I did NOT like this as much as Looking for Alaska. Still good, still John Green, but not AS good as the others, in my opinion. Collin only dates Katherines. He’s been dumped nineteen times, always by a Katherine. After his latest dumping, he and his lovable, comical, and chubby best friend (Hasan) go on a soul-searching road trip, and Collin tries to create a formula that will predict the trajectory of a relationship, using all his Katherines as data points. Collin and Hasan end up in a town called Gutshot, and through their happenstance of a summer job, Collin may just be falling for his first non-Katherine. It was hard for me to finish this one – at points I felt like it would never end. But it did, it had a happy ending, however the road to get there wasn’t satisfying. Read it if you need to round out your John Green collection, but otherwise, meh.

The Ghost Bride – Yangsze Choo

I was actually really into this book, which explored a facet of Asian culture that I’d never heard of before – ghost marriages. Li Lan has no marriage prospects, until she is approached about a ghost marriage to a deceased rich man, heir to a great family fortune. She would be taken care of for the rest of her life (an idea her increasingly impoverished father finds attractive), but would be unable to marry were she to fall in love with someone still breathing. When Li Lan tries to stall the ghost marriage, her spectral intended begins to mercilessly haunt her, especially after she begins to fall for his cousin (who is still alive). Still following? Yeah, it’s confusing. But the background in eastern religion is fascinating, explored through Li Lan’s trip to the afterlife. This wasn’t the best book I ever read, but it sure was interesting, and is worth a read if you are looking for something different.

Lost Girls: An Unsolved American Mystery – Robert Kolker

This was my non-fiction true crime for the quarter. Sometimes it read fast, sometimes it read slow, but the fact that things kept unfolding kept me going. This is the story of a Long Island serial killer/s who preyed on Craigslist escorts, culminating in multiple bodies being found in the hunt for a different missing escort.

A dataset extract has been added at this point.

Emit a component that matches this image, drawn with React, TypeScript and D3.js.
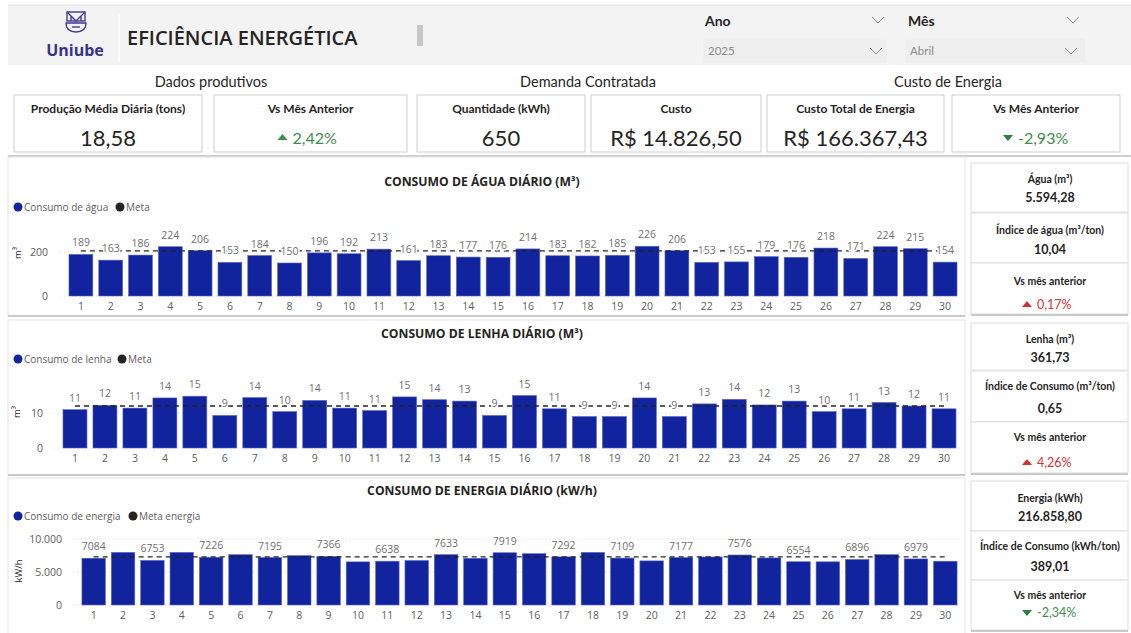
import React from "react";
import * as d3 from "d3";

const DAYS = ["1","2","3","4","5","6","7","8","9","10","11","12","13","14","15","16","17","18","19","20","21","22","23","24","25","26","27","28","29","30"];

const AGUA = [189,163,186,224,206,153,184,150,196,192,213,161,183,177,176,214,183,182,185,226,206,153,155,179,176,218,171,224,215,154];
const AGUA_META = 205;

const LENHA = [10.95,12.2,11.4,14.3,14.8,9.3,14.4,10.4,13.6,11.4,10.7,14.6,13.8,13.4,9.3,15.0,11.2,9.0,9.0,14.3,9.0,12.6,13.9,12.3,13.4,10.4,11.2,13.0,12.0,11.2];
const LENHA_META = 12;

const ENERGIA = [7084,7970,6753,7970,7226,7624,7195,7475,7366,6535,6638,6733,7633,7079,7919,7772,7292,7970,7109,6683,7177,7277,7576,7129,6554,6540,6896,7624,6979,6634];
const ENERGIA_META = 7300;

const KPI_GROUPS = ["Dados produtivos", "Demanda Contratada", "Custo de Energia"];
const KPI_LABELS = ["Produção Média Diária (tons)", "Vs Mês Anterior", "Quantidade (kWh)", "Custo", "Custo Total de Energia", "Vs Mês Anterior"];
const KPI_VALUES = ["18,58", "2,42%", "650", "R$ 14.826,50", "R$ 166.367,43", "-2,93%"];

const BLUE = "#12239E";
const GREY_TXT = "#605E5C";
const DARK = "#252423";
const GREEN = "#3E8E4E";
const RED = "#D13438";
const CAL = "Lato, 'Open Sans', sans-serif";
const SEG = "'Open Sans', 'Noto Sans', sans-serif";

const Chevron = ({ x, y }) => (
  <polyline points={`${x - 6},${y - 3} ${x},${y + 3} ${x + 6},${y - 3}`} fill="none" stroke="#8a8a8a" strokeWidth={1} />
);

const Trend = ({ x, y, up, color, text, size }) => (
  <g>
    <path d={up ? `M${x - 5},${y + 2} L${x},${y - 4} L${x + 5},${y + 2} Z` : `M${x - 5},${y - 3} L${x},${y + 3} L${x + 5},${y - 3} Z`} fill={up ? color : "#2E7D3A"} />
    <text x={x + 10} y={y} dy="0.35em" fontFamily={CAL} fontSize={size} fill={color}>{text}</text>
  </g>
);

// a bar chart panel with a dashed goal line
const BarPanel = ({ cfg }) => {
  const x = d3.scaleBand().domain(DAYS).range(cfg.xRange).paddingInner(0.2).paddingOuter(0.1);
  const y = d3.scaleLinear().domain([0, cfg.refVal]).range([cfg.base, cfg.refY]);
  const fmt = cfg.fmt;
  const metaLine = d3.line<string>().x((d) => x(d) + x.bandwidth() / 2).y(() => y(cfg.meta));
  const [gx0, gx1] = cfg.xRange;
  return (
    <g>
      <rect x={8} y={cfg.top} width={957} height={cfg.h} fill="#fff" stroke="#e3e3e3" />
      <line x1={8} x2={965} y1={cfg.top + cfg.h} y2={cfg.top + cfg.h} stroke="#c9c9c9" strokeWidth={2} />
      <text x={482} y={cfg.titleY} dy="0.35em" textAnchor="middle" fontFamily={SEG} fontWeight={700} fontSize={12.2} fill={DARK}>{cfg.title}</text>
      {cfg.legend.map((l, i) => (
        <g key={i}>
          <circle cx={l.x} cy={cfg.legendY} r={4.5} fill={i === 0 ? BLUE : DARK} />
          <text x={l.x + 6} y={cfg.legendY} dy="0.35em" fontFamily={SEG} fontSize={10} fill={GREY_TXT}>{l.label}</text>
        </g>
      ))}
      {cfg.ticks.map((t) => (
        <g key={t}>
          <line x1={gx0 - 6} x2={gx1} y1={y(t)} y2={y(t)} stroke="#dcdcdc" strokeDasharray="1,3" />
          <text x={cfg.tickX} y={y(t)} dy="0.35em" textAnchor="end" fontFamily={SEG} fontSize={10.5} fill={GREY_TXT}>{d3.format(",")(t).replace(/,/g, ".")}</text>
        </g>
      ))}
      <text transform={`translate(${cfg.unitX},${cfg.unitY}) rotate(-90)`} textAnchor="middle" fontFamily={SEG} fontSize={9.5} fill={DARK}>{cfg.unit}</text>
      {cfg.values.map((v, i) => (
        <rect key={i} x={x(DAYS[i])} y={y(v)} width={x.bandwidth()} height={cfg.base - y(v)} fill={BLUE} stroke="#5a66c4" strokeWidth={0.6} />
      ))}
      <path d={metaLine(DAYS) || ""} fill="none" stroke={DARK} strokeWidth={1.3} strokeDasharray="5,4" />
      {cfg.values.map((v, i) =>
        i % cfg.labelEvery === 0 ? (
          <text key={i} x={x(DAYS[i]) + x.bandwidth() / 2} y={y(v) - 8} textAnchor="middle" fontFamily={SEG} fontSize={10.5} fill="#6f6f6f" stroke="#fff" strokeWidth={3} paintOrder="stroke" strokeLinejoin="round">{fmt(v)}</text>
        ) : null
      )}
      {DAYS.map((d) => (
        <text key={d} x={x(d) + x.bandwidth() / 2} y={cfg.xLabY} dy="0.35em" textAnchor="middle" fontFamily={SEG} fontSize={10.5} fill={GREY_TXT}>{d}</text>
      ))}
    </g>
  );
};

const SideCards = ({ cards }) => (
  <g>
    {cards.map((c, i) => (
      <g key={i}>
        <rect x={971} y={c.y0} width={157} height={c.y1 - c.y0} fill="#fff" stroke="#dedede" />
        <text x={1050} y={c.ly} dy="0.35em" textAnchor="middle" fontFamily={CAL} fontWeight={700} fontSize={10.5} fill={DARK}>{c.label}</text>
        {c.trend ? (
          <Trend x={1027} y={c.vy} up={c.trend === "up"} color={c.color} text={c.value} size={12.5} />
        ) : (
          <text x={1050} y={c.vy} dy="0.35em" textAnchor="middle" fontFamily={CAL} fontWeight={700} fontSize={12.5} fill={DARK}>{c.value}</text>
        )}
      </g>
    ))}
    <line x1={971} x2={1128} y1={cards[2].y1 + 1} y2={cards[2].y1 + 1} stroke="#c9c9c9" strokeWidth={2} />
  </g>
);

const intFmt = d3.format(".0f");

const PANELS = [
  {
    top: 157, h: 159, title: "CONSUMO DE ÁGUA DIÁRIO (M³)", titleY: 182, legendY: 207,
    legend: [{ x: 18, label: "Consumo de água" }, { x: 120, label: "Meta" }],
    values: AGUA, meta: AGUA_META, refVal: 200, base: 296, refY: 252, ticks: [0, 200],
    tickX: 48, xRange: [66, 960], xLabY: 306, unit: "m³", unitX: 21, unitY: 253, labelEvery: 1, fmt: intFmt,
  },
  {
    top: 320, h: 155, title: "CONSUMO DE LENHA DIÁRIO (M³)", titleY: 334, legendY: 359,
    legend: [{ x: 18, label: "Consumo de lenha" }, { x: 122, label: "Meta" }],
    values: LENHA, meta: LENHA_META, refVal: 10, base: 448, refY: 413, ticks: [0, 10],
    tickX: 43, xRange: [60, 959], xLabY: 458, unit: "m³", unitX: 20, unitY: 412, labelEvery: 1, fmt: intFmt,
  },
  {
    top: 478, h: 160, title: "CONSUMO DE ENERGIA DIÁRIO (kW/h)", titleY: 491, legendY: 516,
    legend: [{ x: 18, label: "Consumo de energia" }, { x: 133, label: "Meta energia" }],
    values: ENERGIA, meta: ENERGIA_META, refVal: 10000, base: 605, refY: 539, ticks: [0, 5000, 10000],
    tickX: 62, xRange: [79, 960], xLabY: 615, unit: "kW/h", unitX: 22, unitY: 571, labelEvery: 2, fmt: intFmt,
  },
];

const CARDS = [
  [
    { y0: 163, y1: 212, label: "Água (m³)", ly: 179, value: "5.594,28", vy: 198 },
    { y0: 213, y1: 263, label: "Índice de água (m³/ton)", ly: 230, value: "10,04", vy: 250 },
    { y0: 263, y1: 314, label: "Vs mês anterior", ly: 281, value: "0,17%", vy: 305, trend: "up", color: RED },
  ],
  [
    { y0: 323, y1: 370, label: "Lenha (m³)", ly: 339, value: "361,73", vy: 358 },
    { y0: 371, y1: 422, label: "Índice de Consumo (m³/ton)", ly: 386, value: "0,65", vy: 409 },
    { y0: 422, y1: 473, label: "Vs mês anterior", ly: 437, value: "4,26%", vy: 463, trend: "up", color: RED },
  ],
  [
    { y0: 481, y1: 531, label: "Energia (kWh)", ly: 498, value: "216.858,80", vy: 517 },
    { y0: 531, y1: 580, label: "Índice de Consumo (kWh/ton)", ly: 546, value: "389,01", vy: 567 },
    { y0: 580, y1: 630, label: "Vs mês anterior", ly: 595, value: "-2,34%", vy: 613, trend: "down", color: GREEN },
  ],
];

const KPI_BOXES = [
  [14, 202], [214, 407], [417, 585], [591, 761], [767, 944], [952, 1120],
];
const GROUP_X = [211, 588, 948];

export default function App() {
  return (
    <svg width={1131} height={633} style={{ position: "absolute", left: 0, top: 0, background: "#fff" }}>
      {/* header */}
      <rect x={8} y={5} width={1123} height={60} fill="#f3f3f3" />
      <line x1={8} x2={1131} y1={5} y2={5} stroke="#e2e2e2" />
      <g stroke="#3f3b8f" strokeWidth={1.4} fill="none">
        <rect x={67} y={12} width={18} height={9} />
        <path d="M67,12 L76,21 L85,12 M71,21 L71,16 M81,21 L81,16" />
        <path d="M66,23 L86,23 Q86,32 76,32 Q66,32 66,23 Z" />
        <path d="M72,27 L80,27" />
      </g>
      <text x={75} y={50} dy="0.35em" textAnchor="middle" fontFamily={SEG} fontWeight={700} fontSize={16} fill="#37338a">Uniube</text>
      <line x1={119} x2={119} y1={14} y2={62} stroke="#fbfbfb" strokeWidth={2} />
      <text x={127} y={38} dy="0.35em" fontFamily={SEG} fontWeight={600} fontSize={20} fill={DARK}>EFICIÊNCIA ENERGÉTICA</text>
      <rect x={417} y={25} width={6} height={21} fill="#c6c6c6" />

      {/* slicers */}
      <text x={705} y={21} dy="0.35em" fontFamily={CAL} fontWeight={700} fontSize={14} fill={DARK}>Ano</text>
      <Chevron x={878} y={20} />
      <rect x={703} y={38} width={184} height={25} fill="#efefef" />
      <text x={708} y={51} dy="0.35em" fontFamily={CAL} fontSize={11.5} fill="#8a8a8a">2025</text>
      <Chevron x={876} y={51} />
      <text x={908} y={21} dy="0.35em" fontFamily={CAL} fontWeight={700} fontSize={14} fill={DARK}>Mês</text>
      <Chevron x={1073} y={20} />
      <rect x={905} y={38} width={180} height={25} fill="#efefef" />
      <text x={910} y={51} dy="0.35em" fontFamily={CAL} fontSize={11.5} fill="#8a8a8a">Abril</text>
      <Chevron x={1071} y={51} />

      {/* KPI row */}
      {KPI_GROUPS.map((g, i) => (
        <text key={g} x={GROUP_X[i]} y={82} dy="0.35em" textAnchor="middle" fontFamily={CAL} fontSize={14.5} fill={DARK}>{g}</text>
      ))}
      {KPI_BOXES.map(([a, b], i) => {
        const cx = (a + b) / 2;
        const isTrend = i === 1 || i === 5;
        return (
          <g key={i}>
            <rect x={a} y={95} width={b - a} height={57} fill="#fff" stroke="#cfcfcf" />
            <text x={cx} y={109} dy="0.35em" textAnchor="middle" fontFamily={CAL} fontWeight={700} fontSize={12} fill={DARK}>{KPI_LABELS[i]}</text>
            {isTrend ? (
              <Trend x={cx - 28} y={138} up={i === 1} color={GREEN} text={KPI_VALUES[i]} size={16} />
            ) : (
              <text x={cx} y={138} dy="0.35em" textAnchor="middle" fontFamily={CAL} fontSize={22} fill={DARK}>{KPI_VALUES[i]}</text>
            )}
          </g>
        );
      })}
      <line x1={8} x2={1131} y1={156} y2={156} stroke="#cfcfcf" strokeWidth={2} />

      {PANELS.map((p, i) => (
        <BarPanel key={i} cfg={p} />
      ))}
      {CARDS.map((c, i) => (
        <SideCards key={i} cards={c} />
      ))}
    </svg>
  );
}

Kolker gets to know each of the girls’ families, and really humanizes them. Many people were critical of the police and some community members during the main investigation because they treated the girls as forgettable, prostitutes who got what was coming to them. Kolker reminds us that they were daughters, sisters, and mothers, most of them just trying to support their families. Add in a creepy, lurking suspect who gives his spin on the story, and this is a well rounded piece of journalism that goes deeper than just the gore and hysteria of the typical mass market true crime.

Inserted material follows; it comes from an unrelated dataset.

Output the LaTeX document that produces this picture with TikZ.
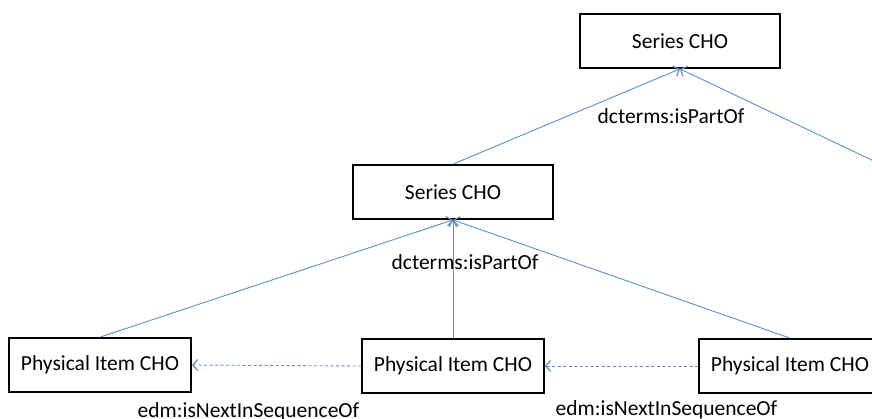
\documentclass[tikz,border=0pt]{standalone}
\usepackage{fontspec}
\setmainfont{Carlito}
\usetikzlibrary{arrows.meta}
\definecolor{linkblue}{HTML}{5B8FD0}
\begin{document}
\begin{tikzpicture}[x=1pt,y=-1pt,
  chobox/.style={draw=black,line width=1.8pt,fill=white,minimum height=54pt,inner sep=0pt,
    font=\fontsize{21.5}{25}\selectfont},
  partof/.style={draw=linkblue,line width=0.9pt,-{Straight Barb[length=5pt,width=11pt,line width=1.2pt]}},
  nextof/.style={draw=linkblue,line width=0.9pt,dash pattern=on 3pt off 2.5pt,
    -{Straight Barb[length=5pt,width=11pt,line width=1.2pt]}},
  lbl/.style={inner sep=0pt,font=\fontsize{21.5}{25}\selectfont}]
\useasboundingbox (0,0) rectangle (872,418);
\clip (0,0) rectangle (872,418);
\fill[white] (0,0) rectangle (872,418);

% series level
\node[chobox,minimum width=200pt] (top) at (680,41) {Series CHO};
\node[chobox,minimum width=200pt] (mid) at (453,192) {Series CHO};
\coordinate (offright) at (920,183);

% physical items
\node[chobox,minimum width=182pt] (pl) at (100,365) {Physical Item CHO};
\node[chobox,minimum width=182pt] (pm) at (453,366) {Physical Item CHO};
\node[chobox,minimum width=182pt] (pr) at (790,366) {Physical Item CHO};

% dcterms:isPartOf links
\draw[partof] (mid.north) -- (top.south);
\draw[partof] (offright) -- (top.south);
\draw[partof] (pl.north) -- (mid.south);
\draw[partof] (pm.north) -- (mid.south);
\draw[partof] (pr.north) -- (mid.south);

% edm:isNextInSequenceOf links
\draw[nextof] (pm.west) -- (pl.east);
\draw[nextof] (pr.west) -- (pm.east);

% labels
\node[lbl] (l1) at (671,116) {dcterms:isPartOf};
\node[lbl] (l2) at (465,262) {dcterms:isPartOf};
\node[lbl,anchor=base] (l3) at (248.5,417) {edm:isNextInSequenceOf};
\node[lbl,anchor=base] (l4) at (666.5,415) {edm:isNextInSequenceOf};
\end{tikzpicture}
\end{document}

The Yonahlossee Riding Camp for Girls – Anton Disclafani 

I didn’t like this book as much as I anticipated, given that I had read stellar reviews in multiple magazines and newspapers. Thea is shipped off to the titular camp by her parents after a mysterious incident occurs within her family. Growing up in the country, Yonahlossee is really her first taste of socialization, and she immediately makes friends with some of the other girls. As the story flashes back to her childhood and the events leading up to her familial expulsion, we see how her past may shape her future. Though Yonahlossee sounds delightful, both the dark shadow of the Great Depression and a secret romance one can see coming from a mile away really give it a serious bent. When you finally learn the family secret (which you can also see coming from a mile away, and it’s pretty cliche), the family awkwardness makes sense. This book was a little all over the place and didn’t live up to the hype. The only redeeming quality for me were the lush descriptions of Yonahlossee.

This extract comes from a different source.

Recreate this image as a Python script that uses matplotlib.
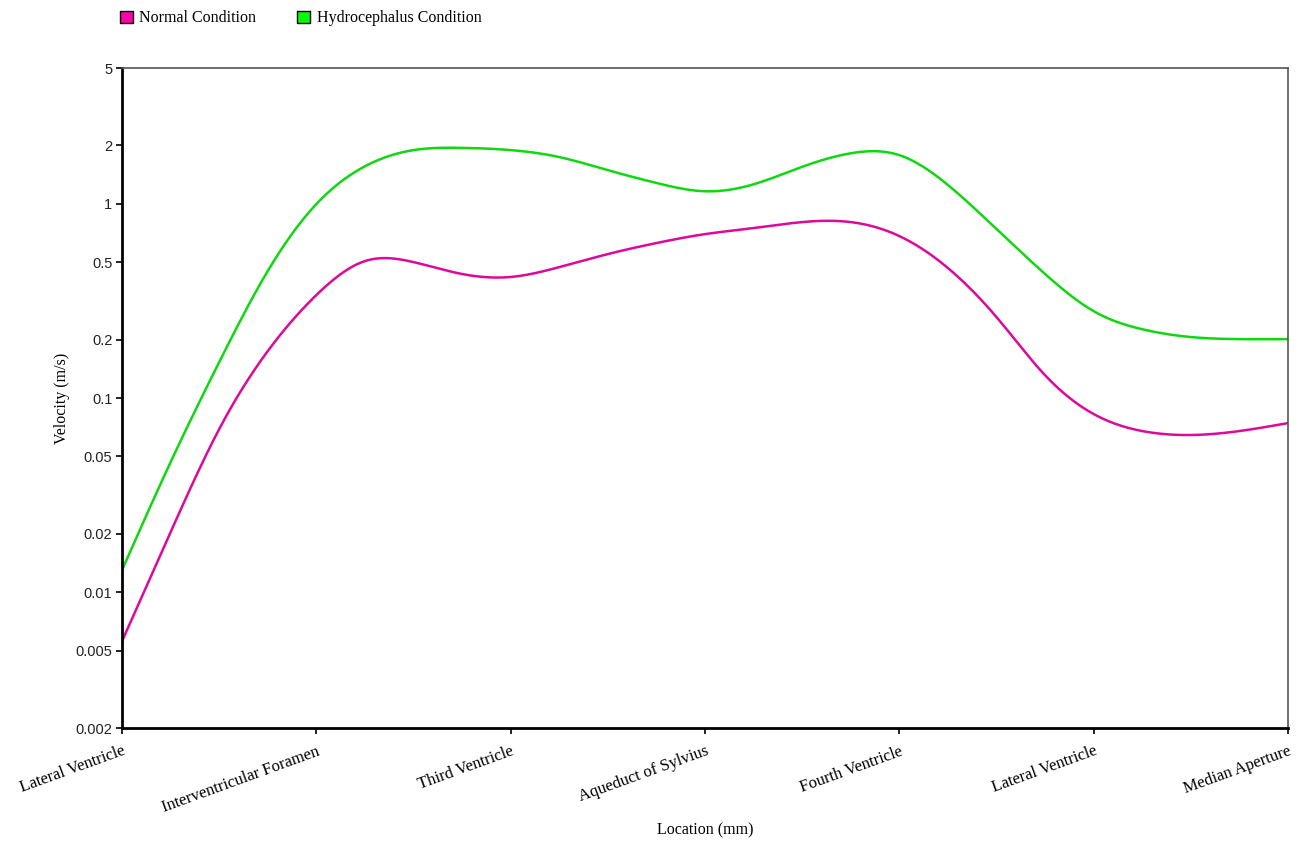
import matplotlib
matplotlib.use('Agg')
import matplotlib.pyplot as plt
from matplotlib.patches import Patch
import numpy as np

# locations along the CSF pathway
locations = ['Lateral Ventricle', 'Interventricular Foramen', 'Third Ventricle',
             'Aqueduct of Sylvius', 'Fourth Ventricle', 'Lateral Ventricle',
             'Median Aperture']

# sample positions (in category units)
pos = [0, 0.25, 0.5, 0.75, 1, 1.25, 1.5, 1.75, 2, 2.25, 2.5, 2.75, 3,
       3.25, 3.5, 3.75, 4, 4.25, 4.5, 4.75, 5, 5.25, 5.5, 5.75, 6]

# velocity (m/s)
normal = [0.0056, 0.0204, 0.0692, 0.1745, 0.339, 0.507, 0.501, 0.435, 0.420,
          0.472, 0.551, 0.628, 0.698, 0.750, 0.805, 0.805, 0.682, 0.467,
          0.261, 0.131, 0.0827, 0.0676, 0.0645, 0.0676, 0.0743]
hydro = [0.0130, 0.0468, 0.153, 0.451, 0.997, 1.56, 1.89, 1.94, 1.89,
         1.74, 1.49, 1.28, 1.16, 1.26, 1.55, 1.82, 1.78, 1.25, 0.741,
         0.435, 0.280, 0.226, 0.206, 0.201, 0.201]

y_ticks = [0.002, 0.005, 0.01, 0.02, 0.05, 0.1, 0.2, 0.5, 1, 2, 5]


def smooth(x, y, n=600):
    """natural cubic spline through the points, in log space"""
    x = np.asarray(x, float)
    ly = np.log10(np.asarray(y, float))
    k = len(x)
    h = np.diff(x)
    A = np.zeros((k, k))
    b = np.zeros(k)
    A[0, 0] = A[-1, -1] = 1
    for i in range(1, k - 1):
        A[i, i - 1] = h[i - 1]
        A[i, i] = 2 * (h[i - 1] + h[i])
        A[i, i + 1] = h[i]
        b[i] = 6 * ((ly[i + 1] - ly[i]) / h[i] - (ly[i] - ly[i - 1]) / h[i - 1])
    m = np.linalg.solve(A, b)
    xs = np.linspace(x[0], x[-1], n)
    j = np.clip(np.searchsorted(x, xs) - 1, 0, k - 2)
    t0 = xs - x[j]
    t1 = x[j + 1] - xs
    hj = h[j]
    ys = (m[j] * t1 ** 3 / (6 * hj) + m[j + 1] * t0 ** 3 / (6 * hj)
          + (ly[j] / hj - m[j] * hj / 6) * t1
          + (ly[j + 1] / hj - m[j + 1] * hj / 6) * t0)
    return xs, 10 ** ys


plt.rcParams['font.family'] = ['Liberation Serif', 'DejaVu Serif']

fig = plt.figure(figsize=(13.01, 8.43), dpi=100)
ax = fig.add_axes([0.0938, 0.1364, 0.8962, 0.7829])

c_normal = '#DB0A9A'
c_hydro = '#10D810'

sx, sy = smooth(pos, normal)
ax.plot(sx, sy, color=c_normal, lw=1.8)
sx, sy = smooth(pos, hydro)
ax.plot(sx, sy, color=c_hydro, lw=1.8)

ax.set_yscale('log')
ax.set_ylim(0.002, 5)
ax.set_xlim(0, len(locations) - 1)
ax.set_yticks(y_ticks)
ax.set_yticklabels([f'{v:g}' for v in y_ticks], family='Liberation Sans',
                   fontsize=10.5, color='#222222')
ax.yaxis.set_minor_locator(matplotlib.ticker.NullLocator())
ax.set_xticks(range(len(locations)))
ax.set_xticklabels(locations, rotation=20, ha='right', va='top',
                   rotation_mode='anchor', fontsize=12)

ax.tick_params(axis='both', direction='out', length=4, width=1.2, color='black')
ax.tick_params(axis='x', pad=7)
ax.tick_params(axis='y', pad=3)

for s in ('left', 'bottom'):
    ax.spines[s].set_linewidth(2)
    ax.spines[s].set_color('black')
for s in ('top', 'right'):
    ax.spines[s].set_linewidth(1.2)
    ax.spines[s].set_color('#555555')

ax.set_ylabel('Velocity (m/s)', fontsize=11.5, labelpad=4)
ax.set_xlabel('Location (mm)', fontsize=11.5)
ax.xaxis.set_label_coords(0.5, -0.143)

handles = [Patch(facecolor='#FF00AA', edgecolor='black', lw=1),
           Patch(facecolor='#00FF00', edgecolor='black', lw=1)]
fig.legend(handles, ['Normal Condition', 'Hydrocephalus Condition'],
           loc='upper left', bbox_to_anchor=(0.081, 1.005), ncol=2,
           frameon=False, fontsize=11.5, handlelength=0.8, handleheight=0.8,
           handletextpad=0.4, columnspacing=2.6)

fig.savefig('out.png', dpi=100)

Hyperbole and a Half – Allie Brosh

This is part autobiography, part comic book, all hilarious. I kept hearing about this book and brushing it off, until my dear friend Katy described it as “just our sense of humor.” And it was. It’s an easy read (I finished it in one night), and I was laughing out loud pretty much the entire time. Brosh manages to make the topic of depression HILARIOUS, which is a hard task, and also really gets to the core of what it feels like, part of the reason I resonated so much with this book. Also, her stories about Simple Dog are hilarious, and I’m pretty sure Simple Dog is related to Ramsay. This vignette of stories and stick figures is short and sweet and definitely worth a read.

A Treacherous Paradise – Hanning Mankel

This took me a while to get through, but it was good. I think. Mankel, who wrote the Wallander series, explores different territory here. Hanna, at 19, is sent away from her impoverished household to make her own way, and ends up on a boat bound for employment in Australia. She falls in love with a sailor, who leaves her widowed before the ship makes its final port. Despondent and confused, Hanna jumps ship in Mozambique (Portuguese East Africa), where she ends up having a miscarriage in a bordello, owned by a fellow European expat. She ends up marrying the expat – again, she is widowed, and suddenly finds herself in charge of said bordello, staffed by native African women with whom she feels nothing in common. Racial themes are explored throughout, as Hanna wrestles with the injustices done by fellow whites and, at the same time, is ostracized by “her own people” based on what she does for a living. This book was good throughout, really thought provoking, but at the end, I didn’t know what to think. Have you read it? What were your thoughts?